Invoice numbering — compliance and best practices
Sequential, non-repeating invoice numbers are a legal requirement in most jurisdictions for tax compliance. Tax authorities in the UK, EU, India, Australia and the UAE require that VAT/GST invoices be issued in sequential order with no gaps or duplicates. A common format is INV-001 through INV-999 with a year reset. For multi-client businesses, client-prefixed numbering (ACME-001, WIDGET-001) makes filing easier. For international businesses, adding the year helps distinguish periods: 2025-001, 2025-002. Whatever format you choose, consistency and sequential order are the non-negotiable requirements.

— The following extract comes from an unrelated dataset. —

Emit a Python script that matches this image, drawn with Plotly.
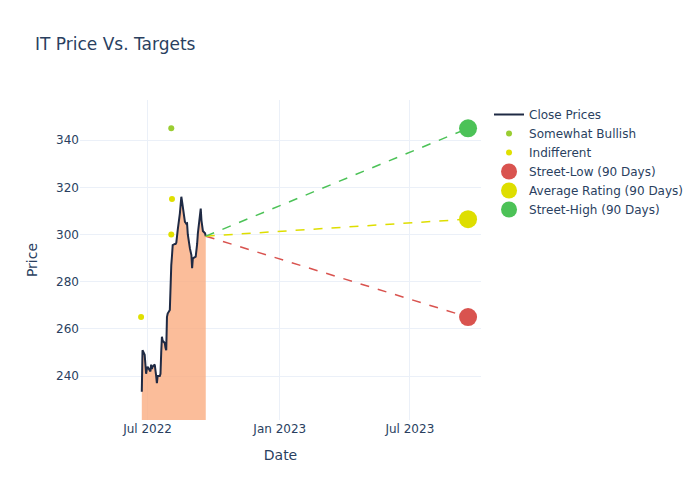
import pandas as pd
import plotly.graph_objects as go

# Close prices (trading days, Jun 23 2022 - Sep 20 2022)
close_dates = [
    "2022-06-23", "2022-06-24", "2022-06-27", "2022-06-28", "2022-06-29", "2022-06-30",
    "2022-07-01", "2022-07-05", "2022-07-06", "2022-07-07", "2022-07-08",
    "2022-07-11", "2022-07-12", "2022-07-13", "2022-07-14", "2022-07-15",
    "2022-07-18", "2022-07-19", "2022-07-20", "2022-07-21", "2022-07-22",
    "2022-07-25", "2022-07-26", "2022-07-27", "2022-07-28", "2022-07-29",
    "2022-08-01", "2022-08-02", "2022-08-03", "2022-08-04", "2022-08-05",
    "2022-08-08", "2022-08-09", "2022-08-10", "2022-08-11", "2022-08-12",
    "2022-08-15", "2022-08-16", "2022-08-17", "2022-08-18", "2022-08-19",
    "2022-08-22", "2022-08-23", "2022-08-24", "2022-08-25", "2022-08-26",
    "2022-08-29", "2022-08-30", "2022-08-31", "2022-09-01", "2022-09-02",
    "2022-09-06", "2022-09-07", "2022-09-08", "2022-09-09",
    "2022-09-12", "2022-09-13", "2022-09-14", "2022-09-15", "2022-09-16",
    "2022-09-19", "2022-09-20",
]
close_values = [
    233.4, 251.0, 249.0, 246.0, 241.0, 243.0,
    244.0, 242.0, 244.9, 243.0, 244.0,
    244.9, 243.0, 240.0, 237.0, 240.0,
    240.0, 241.0, 250.0, 256.7, 255.0,
    254.0, 252.0, 251.0, 265.0, 266.5,
    268.0, 282.0, 287.0, 291.0, 295.5,
    296.0, 296.0, 296.5, 300.0, 302.0,
    309.0, 314.6, 316.0, 314.0, 311.7,
    305.4, 305.0, 304.5, 304.7, 300.0,
    294.0, 292.5, 291.3, 285.7, 289.9,
    290.6, 293.0, 296.0, 300.5,
    309.0, 311.0, 306.0, 303.3, 301.5,
    300.5, 299.3,
]

# Analyst ratings
bullish_dates = ["2022-08-03"]
bullish_values = [345]
indiff_dates = ["2022-06-22", "2022-08-03", "2022-08-04"]
indiff_values = [265, 300, 315]

# 90-day targets
target_date = "2023-09-20"
street_low = 265
avg_rating = 306.5
street_high = 345

last_date = close_dates[-1]
last_close = close_values[-1]

fig = go.Figure()

fig.add_trace(go.Scatter(
    x=close_dates, y=close_values, mode="lines", showlegend=False,
    line=dict(width=0), fill="tozeroy", fillcolor="rgba(250,170,125,0.78)",
    hoverinfo="skip",
))
fig.add_trace(go.Scatter(
    x=close_dates, y=close_values, mode="lines", name="Close Prices",
    line=dict(color="#1f2a44", width=2),
))
fig.add_trace(go.Scatter(
    x=bullish_dates, y=bullish_values, mode="markers", name="Somewhat Bullish",
    marker=dict(color="#9acd32", size=6),
))
fig.add_trace(go.Scatter(
    x=indiff_dates, y=indiff_values, mode="markers", name="Indifferent",
    marker=dict(color="#e0e000", size=6),
))

targets = [
    ("Street-Low (90 Days)", street_low, "#d9534f"),
    ("Average Rating (90 Days)", avg_rating, "#dede00"),
    ("Street-High (90 Days)", street_high, "#4cc257"),
]
for name, val, col in targets:
    fig.add_trace(go.Scatter(
        x=[last_date, target_date], y=[last_close, val], mode="lines",
        line=dict(color=col, dash="dash", width=1.5), showlegend=False,
        hoverinfo="skip",
    ))
for name, val, col in targets:
    fig.add_trace(go.Scatter(
        x=[target_date], y=[val], mode="markers", name=name,
        marker=dict(color=col, size=18),
    ))

fig.update_layout(
    template="plotly_white",
    width=700, height=500,
    font=dict(family="DejaVu Sans"),
    title=dict(text="IT Price Vs. Targets"),
    xaxis=dict(title="Date", range=["2022-03-29", "2023-10-08"], dtick="M6",
               tick0="2022-01-01"),
    yaxis=dict(title="Price", range=[221.4, 357]),
)

fig.write_html("out.html")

Getting paid faster — practical strategies
The biggest single driver of faster payment is clarity. An invoice that states exactly what was delivered, the total owed, the due date, and precise payment instructions (account number, sort code, IBAN, UPI ID, PayPal address) gets paid faster because it eliminates every friction point in the client's payment process. Send invoices immediately on project completion — every day you wait to invoice is a day added to your payment timeline. For repeat clients, invoice on a fixed schedule (weekly or monthly) so your invoices arrive predictably and don't get lost.
For new clients or large projects, consider requesting a deposit before starting work. A 30–50% advance deposit reduces your risk, signals the client's commitment, and improves your cash flow. Show the deposit as a negative custom adjustment row on your final invoice ("Advance paid: -$X") so the final amount due is clearly net of what they have already paid.